Learn the right lesson from FDA and FAA actions
Given the renewed emphasis on controlling the fiscal deficit, it is tempting to think India’s government is way too large. That, however, is a fallacy since, if the government looks too large, it is only in relation to its ability to garner revenues—were GST to be introduced and tax revenues rise by another couple of percentage points of GDP, the size of government could rise by that much without causing a problem in terms of a higher fiscal deficit. Indeed, if you look at the size of government—in terms of what it spends as a proportion of GDP—the Indian one is quite modest. The World Bank’s World Development Indicators, for instance, points out that government spending as a proportion of GDP was 28.9% for world in 2011—25.2% for the US and 43.7% for the UK—as compared to just 15.3% for India.
Needless to say, the size of government-spending—on social security, for instance—has to be related to the capacity to tax. But what’s also required is a minimum size of government for it to be effective. Indeed, the spate of recent setbacks due to foreign regulators—various Indian pharmaceuticals firms finding their plants being put on the US FDA blacklist or the downgrading of Indian aviation safety by the US FAA—is testimony to this. Take the US FDA. It has over 10,000 employees versus the Indian drug regulator’s 1,500 or so inspectors to oversee 10,500 manufacturing sites and several lakh chemist outlets. If anywhere between 25% and 40% of Indian medicines are reckoned to be spurious, the exceptionally low number of drug inspectors has to be a big reason. Or take Sebi which is often pilloried when compared to the US SEC whose track record in prosecuting fraudsters is unparalleled—apart from the vastly superior funding, SEC has 4,000 employees versus Sebi’s 600. Similarly, when it comes to law and order, or medical personnel, there is little doubt that India is understaffed.
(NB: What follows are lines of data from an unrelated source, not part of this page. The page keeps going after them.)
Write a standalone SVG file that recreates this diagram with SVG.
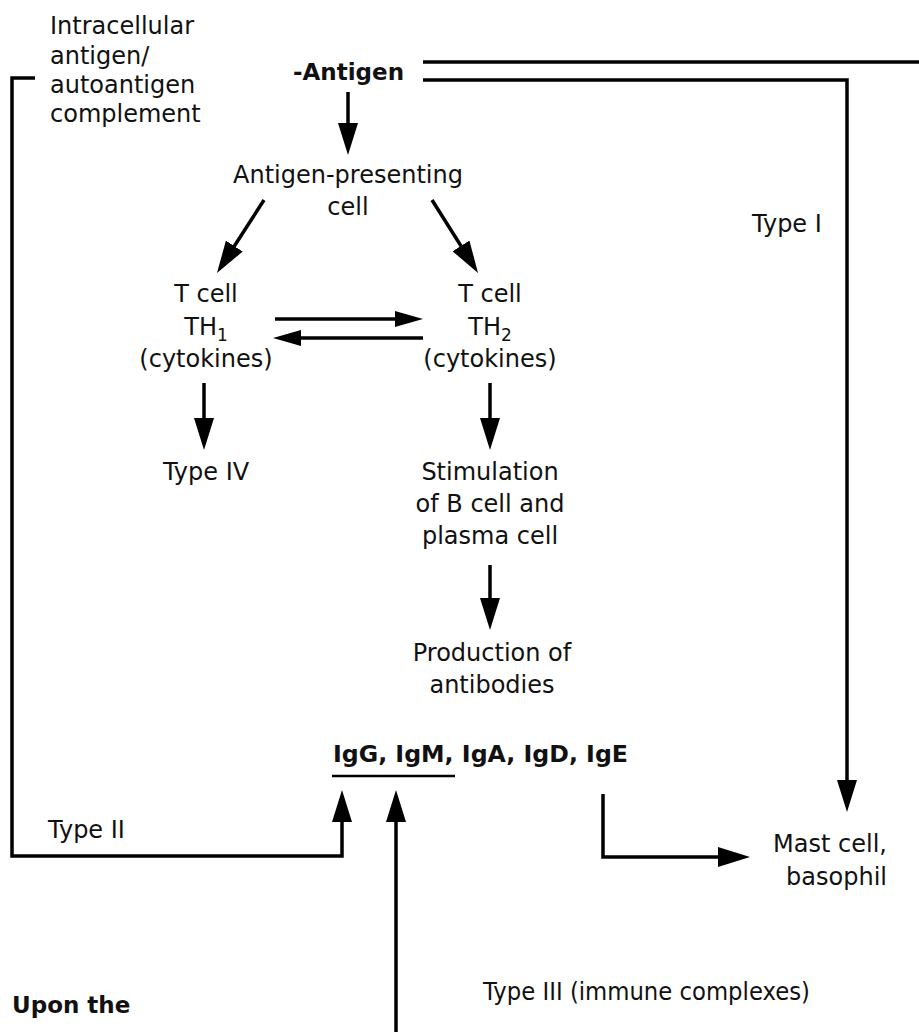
<svg xmlns="http://www.w3.org/2000/svg" width="919" height="1032" viewBox="0 0 919 1032">
<style>
  .t { font-family: "DejaVu Sans", "Liberation Sans", sans-serif; font-size: 24px; fill: #111; }
  .m { text-anchor: middle; }
  .e { text-anchor: end; }
  .b { font-family: "DejaVu Sans", "Liberation Sans", sans-serif; font-weight: bold; font-size: 23px; fill: #111; }
  .c { fill: none; stroke: #000; stroke-width: 3.5; stroke-linejoin: miter; }
</style>
<defs>
  <marker id="ah" markerUnits="userSpaceOnUse" markerWidth="32" markerHeight="20" refX="22" refY="10" orient="auto">
    <path d="M0,0 L32,10 L0,20 Z" fill="#000"/>
  </marker>
  <marker id="ahs" markerUnits="userSpaceOnUse" markerWidth="28" markerHeight="16" refX="18" refY="8" orient="auto">
    <path d="M0,0 L28,8 L0,16 Z" fill="#000"/>
  </marker>
</defs>
<rect width="919" height="1032" fill="#fff"/>

<g id="connectors">
  <!-- bracket / Type II -->
  <path class="c" d="M35,78 H12 V856 H342 V800" marker-end="url(#ah)"/>
  <!-- top double line / Type I -->
  <path class="c" d="M423,62 H919"/>
  <path class="c" d="M423,80 H847 V802" marker-end="url(#ah)"/>
  <!-- Antigen -> APC -->
  <path class="c" d="M348,92 V145" marker-end="url(#ah)"/>
  <!-- APC -> T cells -->
  <path class="c" d="M264,200 L222.4,264.6" marker-end="url(#ah)"/>
  <path class="c" d="M432,200 L472.7,264.5" marker-end="url(#ah)"/>
  <!-- TH1 <-> TH2 -->
  <path class="c" d="M275,319 H413" marker-end="url(#ahs)"/>
  <path class="c" d="M423,338 H283" marker-end="url(#ahs)"/>
  <!-- T cells down -->
  <path class="c" d="M204,383 V440" marker-end="url(#ah)"/>
  <path class="c" d="M490,383 V440" marker-end="url(#ah)"/>
  <path class="c" d="M490,565 V620" marker-end="url(#ah)"/>
  <!-- underline -->
  <path d="M332,776 H455" stroke="#000" stroke-width="2.5" fill="none"/>
  <!-- Type III -->
  <path class="c" d="M396,1032 V800" marker-end="url(#ah)"/>
  <!-- IgE -> Mast cell -->
  <path class="c" d="M603,794 V857 H740" marker-end="url(#ah)"/>
</g>

<g id="intracellular">
  <text class="t" x="50" y="34" font-size="23.5">Intracellular</text>
  <text class="t" x="50" y="64" font-size="23.5">antigen/</text>
  <text class="t" x="50" y="93" font-size="23.5">autoantigen</text>
  <text class="t" x="50" y="122" font-size="23.5">complement</text>
</g>
<g id="antigen">
  <text class="b" x="293" y="80">-Antigen</text>
</g>
<g id="apc">
  <text class="t m" x="348" y="183" font-size="24.5">Antigen-presenting</text>
  <text class="t m" x="348" y="215" font-size="24.5">cell</text>
</g>
<g id="th1">
  <text class="t m" x="206" y="302">T cell</text>
  <text class="t m" x="206" y="335">TH<tspan dy="6" font-size="17">1</tspan></text>
  <text class="t m" x="206" y="367">(cytokines)</text>
</g>
<g id="th2">
  <text class="t m" x="490" y="302">T cell</text>
  <text class="t m" x="490" y="335">TH<tspan dy="6" font-size="17">2</tspan></text>
  <text class="t m" x="490" y="367">(cytokines)</text>
</g>
<g id="type4">
  <text class="t m" x="206" y="480">Type IV</text>
</g>
<g id="stimulation">
  <text class="t m" x="490" y="480">Stimulation</text>
  <text class="t m" x="490" y="512">of B cell and</text>
  <text class="t m" x="490" y="544">plasma cell</text>
</g>
<g id="production">
  <text class="t m" x="492" y="661">Production of</text>
  <text class="t m" x="492" y="693">antibodies</text>
</g>
<g id="immunoglobulins">
  <text class="b" x="333" y="762" font-size="23.5" textLength="295" lengthAdjust="spacingAndGlyphs">IgG, IgM, IgA, IgD, IgE</text>
</g>
<g id="type1">
  <text class="t" x="752" y="232">Type I</text>
</g>
<g id="type2">
  <text class="t" x="48" y="838">Type II</text>
</g>
<g id="mast">
  <text class="t e" x="887" y="852">Mast cell,</text>
  <text class="t e" x="887" y="885">basophil</text>
</g>
<g id="type3">
  <text class="t" x="483" y="1000" textLength="327" lengthAdjust="spacingAndGlyphs">Type III (immune complexes)</text>
</g>
<g id="upon">
  <text class="b" x="12" y="1013">Upon the</text>
</g>
</svg>
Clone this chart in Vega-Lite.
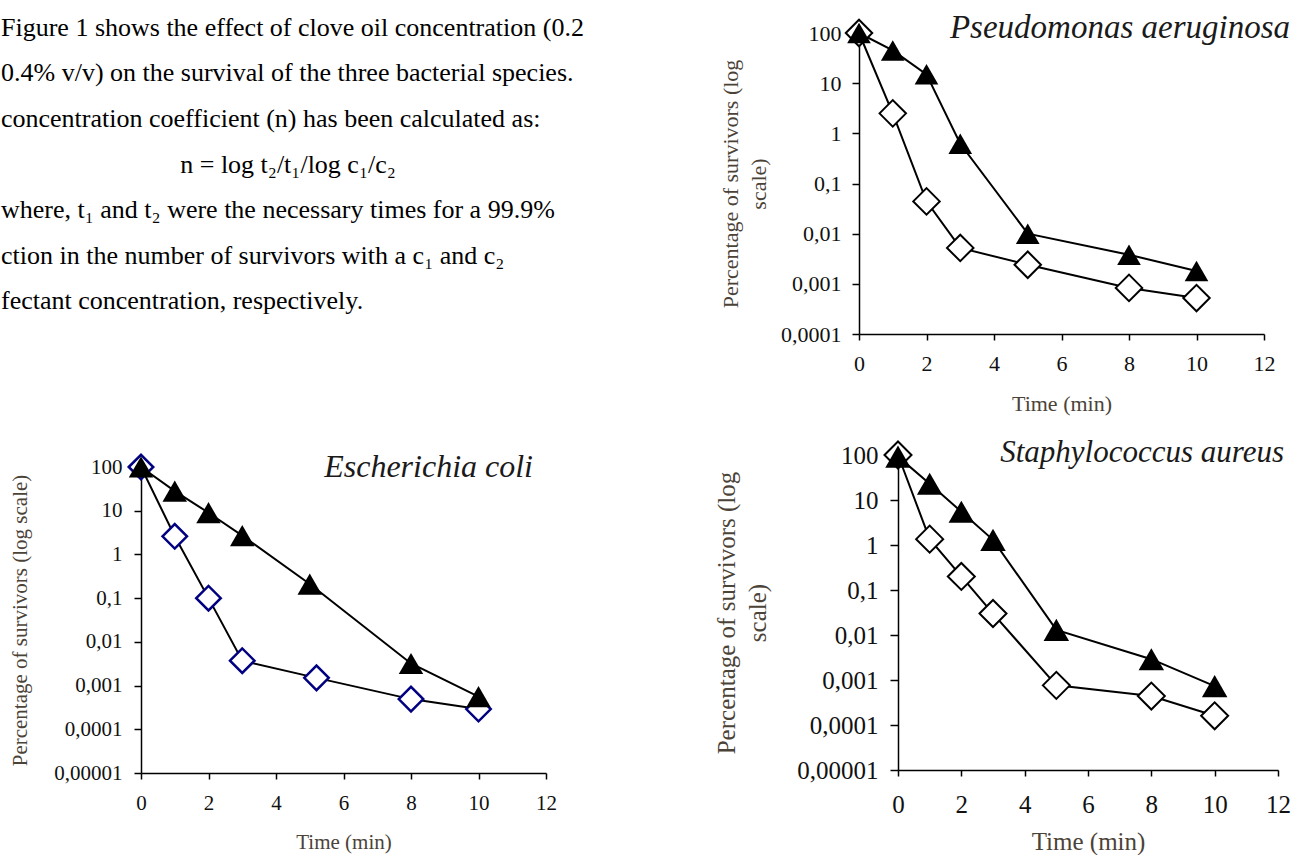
{
  "$schema": "https://vega.github.io/schema/vega-lite/v6.json",
  "autosize": {"type": "none"},
  "padding": {"left": 141, "top": 33, "right": 1153, "bottom": 822},
  "background": "white",
  "config": {
    "font": "Liberation Serif",
    "view": {"stroke": null},
    "title": {"font": "Liberation Serif", "fontStyle": "italic", "fontWeight": "normal", "color": "#1a1a1a", "anchor": "end", "frame": "group", "baseline": "middle"},
    "axis": {
      "grid": false,
      "domainColor": "black",
      "domainWidth": 1.5,
      "tickColor": "black",
      "tickWidth": 1.5,
      "labelFont": "Liberation Serif",
      "labelColor": "#111111",
      "labelFlush": false,
      "labelOverlap": false,
      "labelBound": false,
      "titleFont": "Liberation Serif",
      "titleFontWeight": "normal",
      "titleColor": "#4b4338"
    }
  },
  "datasets": {
    "pts": [
      {"sp": "P", "conc": "0.2%", "t": 0, "pct": 100},
      {"sp": "P", "conc": "0.2%", "t": 1, "pct": 45},
      {"sp": "P", "conc": "0.2%", "t": 2, "pct": 15},
      {"sp": "P", "conc": "0.2%", "t": 3, "pct": 0.62},
      {"sp": "P", "conc": "0.2%", "t": 5, "pct": 0.01},
      {"sp": "P", "conc": "0.2%", "t": 8, "pct": 0.0038},
      {"sp": "P", "conc": "0.2%", "t": 10, "pct": 0.0018},
      {"sp": "P", "conc": "0.4%", "t": 0, "pct": 100},
      {"sp": "P", "conc": "0.4%", "t": 1, "pct": 2.5},
      {"sp": "P", "conc": "0.4%", "t": 2, "pct": 0.044},
      {"sp": "P", "conc": "0.4%", "t": 3, "pct": 0.0052},
      {"sp": "P", "conc": "0.4%", "t": 5, "pct": 0.0024},
      {"sp": "P", "conc": "0.4%", "t": 8, "pct": 0.00083},
      {"sp": "P", "conc": "0.4%", "t": 10, "pct": 0.00052},
      {"sp": "E", "conc": "0.2%", "t": 0, "pct": 100},
      {"sp": "E", "conc": "0.2%", "t": 1, "pct": 28},
      {"sp": "E", "conc": "0.2%", "t": 2, "pct": 9},
      {"sp": "E", "conc": "0.2%", "t": 3, "pct": 2.7},
      {"sp": "E", "conc": "0.2%", "t": 5, "pct": 0.21},
      {"sp": "E", "conc": "0.2%", "t": 8, "pct": 0.0032},
      {"sp": "E", "conc": "0.2%", "t": 10, "pct": 0.00056},
      {"sp": "E", "conc": "0.4%", "t": 0, "pct": 100},
      {"sp": "E", "conc": "0.4%", "t": 1, "pct": 2.6},
      {"sp": "E", "conc": "0.4%", "t": 2, "pct": 0.1},
      {"sp": "E", "conc": "0.4%", "t": 3, "pct": 0.0037},
      {"sp": "E", "conc": "0.4%", "t": 5.2, "pct": 0.0015},
      {"sp": "E", "conc": "0.4%", "t": 8, "pct": 0.00049},
      {"sp": "E", "conc": "0.4%", "t": 10, "pct": 0.00029},
      {"sp": "S", "conc": "0.2%", "t": 0, "pct": 92},
      {"sp": "S", "conc": "0.2%", "t": 1, "pct": 23},
      {"sp": "S", "conc": "0.2%", "t": 2, "pct": 5.5},
      {"sp": "S", "conc": "0.2%", "t": 3, "pct": 1.3},
      {"sp": "S", "conc": "0.2%", "t": 5, "pct": 0.013},
      {"sp": "S", "conc": "0.2%", "t": 8, "pct": 0.0029},
      {"sp": "S", "conc": "0.2%", "t": 10, "pct": 0.00073},
      {"sp": "S", "conc": "0.4%", "t": 0, "pct": 100},
      {"sp": "S", "conc": "0.4%", "t": 1, "pct": 1.35},
      {"sp": "S", "conc": "0.4%", "t": 2, "pct": 0.2},
      {"sp": "S", "conc": "0.4%", "t": 3, "pct": 0.03},
      {"sp": "S", "conc": "0.4%", "t": 5, "pct": 0.00076},
      {"sp": "S", "conc": "0.4%", "t": 8, "pct": 0.00044},
      {"sp": "S", "conc": "0.4%", "t": 10, "pct": 0.00016}
    ],
    "lines": [
      {"line": 1, "kind": "body", "text": "Figure 1 shows the effect of clove oil concentration (0.2"},
      {"line": 2, "kind": "body", "text": "0.4% v/v) on the survival of the three bacterial species."},
      {"line": 3, "kind": "body", "text": "concentration coefficient (n) has been calculated as:"},
      {"line": 4, "kind": "formula", "text": "n = log t₂/t₁/log c₁/c₂"},
      {"line": 5, "kind": "body", "text": "where, t₁ and t₂ were the necessary times for a 99.9%"},
      {"line": 6, "kind": "body", "text": "ction in the number of survivors with a c₁ and c₂"},
      {"line": 7, "kind": "body", "text": "fectant concentration, respectively."}
    ]
  },
  "concat": [
    {
      "width": 366,
      "height": 301,
      "data": {"name": "lines"},
      "encoding": {
        "y": {"field": "line", "type": "quantitative", "scale": {"domain": [1.11, 7.725], "reverse": true, "nice": false, "zero": false}, "axis": null},
        "text": {"field": "text"}
      },
      "layer": [
        {
          "transform": [{"filter": "datum.kind === 'body'"}],
          "mark": {"type": "text", "align": "left", "baseline": "middle", "font": "Liberation Serif", "fontSize": 26, "color": "black"},
          "encoding": {"x": {"value": -140}}
        },
        {
          "transform": [{"filter": "datum.kind === 'formula'"}],
          "mark": {"type": "text", "align": "center", "baseline": "middle", "font": "Liberation Serif", "fontSize": 26, "color": "black"},
          "encoding": {"x": {"value": 147}}
        }
      ]
    },
    {
      "width": 366,
      "height": 301,
      "data": {"name": "pts"},
      "transform": [{"filter": "datum.sp === 'P'"}],
      "title": {"text": "Pseudomonas aeruginosa", "fontSize": 33, "offset": -29, "dx": 26},
      "encoding": {
        "x": {"field": "t", "type": "quantitative", "scale": {"domain": [0, 12], "nice": false, "zero": false, "range": [-39, 366]},
              "axis": {"values": [0, 2, 4, 6, 8, 10, 12], "tickSize": 6, "labelPadding": 13, "labelFontSize": 22, "title": "Time (min)", "titleFontSize": 22, "titlePadding": 19}},
        "y": {"field": "pct", "type": "quantitative", "scale": {"type": "log", "domain": [0.0001, 100], "nice": false},
              "axis": {"offset": 39, "values": [0.0001, 0.001, 0.01, 0.1, 1, 10, 100], "format": "~g", "labelExpr": "replace(datum.label, '.', ',')", "tickSize": 7, "labelPadding": 11, "labelFontSize": 22, "title": ["Percentage of survivors (log", "scale)"], "titleFontSize": 22, "titleLineHeight": 28, "titlePadding": 10}}
      },
      "layer": [
        {"mark": {"type": "line", "color": "black", "strokeWidth": 2}, "encoding": {"detail": {"field": "conc"}}},
        {"transform": [{"filter": "datum.conc === '0.4%'"}], "mark": {"type": "point", "shape": "diamond", "size": 700, "filled": true, "fill": "white", "stroke": "black", "strokeWidth": 2, "opacity": 1}},
        {"transform": [{"filter": "datum.conc === '0.2%'"}], "mark": {"type": "point", "shape": "triangle-up", "size": 560, "filled": true, "color": "black", "opacity": 1}}
      ]
    },
    {
      "width": 405,
      "height": 318,
      "data": {"name": "pts"},
      "transform": [{"filter": "datum.sp === 'E'"}],
      "title": {"text": "Escherichia coli", "fontSize": 32, "offset": -34, "dx": -13},
      "encoding": {
        "x": {"field": "t", "type": "quantitative", "scale": {"domain": [0, 12], "nice": false, "zero": false},
              "axis": {"values": [0, 2, 4, 6, 8, 10, 12], "tickSize": 6, "labelPadding": 13, "labelFontSize": 21, "title": "Time (min)", "titleFontSize": 21, "titlePadding": 18}},
        "y": {"field": "pct", "type": "quantitative", "scale": {"type": "log", "domain": [0.00001, 100], "nice": false, "range": [318, 12]},
              "axis": {"values": [0.00001, 0.0001, 0.001, 0.01, 0.1, 1, 10, 100], "format": "~g", "labelExpr": "replace(datum.label, '.', ',')", "tickSize": 7, "labelPadding": 12, "labelFontSize": 21, "title": "Percentage of survivors (log scale)", "titleFontSize": 21, "titlePadding": 23}}
      },
      "layer": [
        {"mark": {"type": "line", "color": "black", "strokeWidth": 2}, "encoding": {"detail": {"field": "conc"}}},
        {"transform": [{"filter": "datum.conc === '0.4%'"}], "mark": {"type": "point", "shape": "diamond", "size": 600, "filled": true, "fill": "white", "stroke": "#000080", "strokeWidth": 2.5, "opacity": 1}},
        {"transform": [{"filter": "datum.conc === '0.2%'"}], "mark": {"type": "point", "shape": "triangle-up", "size": 600, "filled": true, "color": "black", "opacity": 1}}
      ]
    },
    {
      "width": 380,
      "height": 315,
      "data": {"name": "pts"},
      "transform": [{"filter": "datum.sp === 'S'"}],
      "title": {"text": "Staphylococcus aureus", "fontSize": 31, "offset": -31, "dx": 6},
      "encoding": {
        "x": {"field": "t", "type": "quantitative", "scale": {"domain": [0, 12], "nice": false, "zero": false},
              "axis": {"values": [0, 2, 4, 6, 8, 10, 12], "tickSize": 6, "labelPadding": 16, "labelFontSize": 25, "title": "Time (min)", "titleFontSize": 25, "titlePadding": 12}},
        "y": {"field": "pct", "type": "quantitative", "scale": {"type": "log", "domain": [0.00001, 100], "nice": false},
              "axis": {"values": [0.00001, 0.0001, 0.001, 0.01, 0.1, 1, 10, 100], "format": "~g", "labelExpr": "replace(datum.label, '.', ',')", "tickSize": 8, "labelPadding": 12, "labelFontSize": 25, "title": ["Percentage of survivors (log", "scale)"], "titleFontSize": 25, "titleLineHeight": 31, "titlePadding": 26}}
      },
      "layer": [
        {"mark": {"type": "line", "color": "black", "strokeWidth": 2}, "encoding": {"detail": {"field": "conc"}}},
        {"transform": [{"filter": "datum.conc === '0.4%'"}], "mark": {"type": "point", "shape": "diamond", "size": 729, "filled": true, "fill": "white", "stroke": "black", "strokeWidth": 2, "opacity": 1}},
        {"transform": [{"filter": "datum.conc === '0.2%'"}], "mark": {"type": "point", "shape": "triangle-up", "size": 650, "filled": true, "color": "black", "opacity": 1}}
      ]
    }
  ],
  "columns": 2,
  "spacing": {"row": 121, "column": 352},
  "bounds": "flush"
}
Indeed, rightsizing is also required if India hopes to be able to collect more taxes. Which is why, in May last year, when the Cabinet approved the cadre restructuring of the Central Board of Direct Taxes (CBDT), the selling proposition was a net additional revenue of R25,756 crore in that year compared to an expenditure of R450 crore in creating 20,751 additional posts. In the Central Board of Excise and Customs, a similar justification was given for creating an additional 18,067 posts to take the department's strength to 84,875. Right-sizing government, though, has to be accompanied by the right type of government—merely increasing the number of employees is of little use. India’s head-to-tail ratio, for instance, is all wrong with just 3% of the government workforce being in Group A versus 89% in Group C and D.